# Aim of the task
Write out the material again exactly, please, and omit the pictures.

# Data section
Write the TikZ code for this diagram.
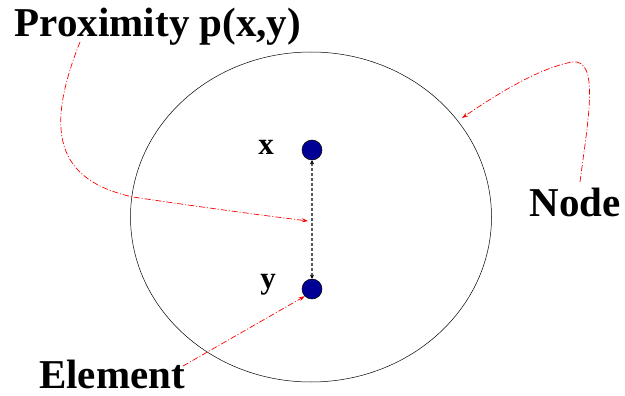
\documentclass[tikz,border=0pt]{standalone}
\usepackage{fontspec}
\setmainfont{Liberation Serif}
\usetikzlibrary{arrows.meta,shapes.geometric}
\definecolor{navy}{RGB}{0,0,150}
\tikzset{
  lbl/.style={font=\fontsize{41}{41}\selectfont\bfseries, inner sep=0pt},
  small/.style={font=\fontsize{31}{31}\selectfont\bfseries, inner sep=0pt},
  elem/.style={circle, draw=black, line width=0.5pt, fill=navy, minimum size=20pt, inner sep=0pt},
  pointer/.style={red, line width=0.7pt, dash pattern=on 6pt off 2pt on 1pt off 2pt, -{Stealth[length=6pt,width=4pt]}},
  prox/.style={gray!70!black, line width=1.2pt, dash pattern=on 3pt off 2pt, {Stealth[length=4pt,width=4pt,black]}-{Stealth[length=4pt,width=4pt,black]}}
}
\begin{document}
\begin{tikzpicture}[x=1pt,y=-1pt]
\useasboundingbox (0,0) rectangle (625,396);
\node[draw=black, line width=0.5pt, ellipse, inner sep=0pt, minimum width=361pt, minimum height=330pt] (cl) at (311,217) {};
\node[elem] (x) at (312,150) {};
\node[elem] (y) at (312,289) {};
\node[small] (xl) at (266,147) {x};
\node[small] (yl) at (268,285) {y};
\node[lbl] (prox) at (158,27) {Proximity p(x,y)};
\node[lbl] (node) at (575,202) {Node};
\node[lbl] (el) at (112,374) {Element};
\draw[prox] (x.south) -- (y.north);
\coordinate (mid) at (308,221);
\coordinate (edge) at (462,118);
\coordinate (elstart) at (183,366);
\draw[pointer] (80,42) .. controls (45,130) and (55,180) .. (133,197) .. controls (200,207) and (260,215) .. (mid);
\draw[pointer] (580,182) .. controls (588,120) and (600,58) .. (572,62) .. controls (540,68) and (500,92) .. (edge);
\draw[pointer] (elstart) -- (y.south west);
\end{tikzpicture}
\end{document}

# Written answer
Write the TikZ code for this diagram.
\documentclass[tikz,border=0pt]{standalone}
\usepackage{fontspec}
\setmainfont{Liberation Serif}
\usetikzlibrary{arrows.meta,shapes.geometric}
\definecolor{navy}{RGB}{0,0,150}
\tikzset{
  lbl/.style={font=\fontsize{41}{41}\selectfont\bfseries, inner sep=0pt},
  small/.style={font=\fontsize{31}{31}\selectfont\bfseries, inner sep=0pt},
  elem/.style={circle, draw=black, line width=0.5pt, fill=navy, minimum size=20pt, inner sep=0pt},
  pointer/.style={red, line width=0.7pt, dash pattern=on 6pt off 2pt on 1pt off 2pt, -{Stealth[length=6pt,width=4pt]}},
  prox/.style={gray!70!black, line width=1.2pt, dash pattern=on 3pt off 2pt, {Stealth[length=4pt,width=4pt,black]}-{Stealth[length=4pt,width=4pt,black]}}
}
\begin{document}
\begin{tikzpicture}[x=1pt,y=-1pt]
\useasboundingbox (0,0) rectangle (625,396);
\node[draw=black, line width=0.5pt, ellipse, inner sep=0pt, minimum width=361pt, minimum height=330pt] (cl) at (311,217) {};
\node[elem] (x) at (312,150) {};
\node[elem] (y) at (312,289) {};
\node[small] (xl) at (266,147) {x};
\node[small] (yl) at (268,285) {y};
\node[lbl] (prox) at (158,27) {Proximity p(x,y)};
\node[lbl] (node) at (575,202) {Node};
\node[lbl] (el) at (112,374) {Element};
\draw[prox] (x.south) -- (y.north);
\coordinate (mid) at (308,221);
\coordinate (edge) at (462,118);
\coordinate (elstart) at (183,366);
\draw[pointer] (80,42) .. controls (45,130) and (55,180) .. (133,197) .. controls (200,207) and (260,215) .. (mid);
\draw[pointer] (580,182) .. controls (588,120) and (600,58) .. (572,62) .. controls (540,68) and (500,92) .. (edge);
\draw[pointer] (elstart) -- (y.south west);
\end{tikzpicture}
\end{document}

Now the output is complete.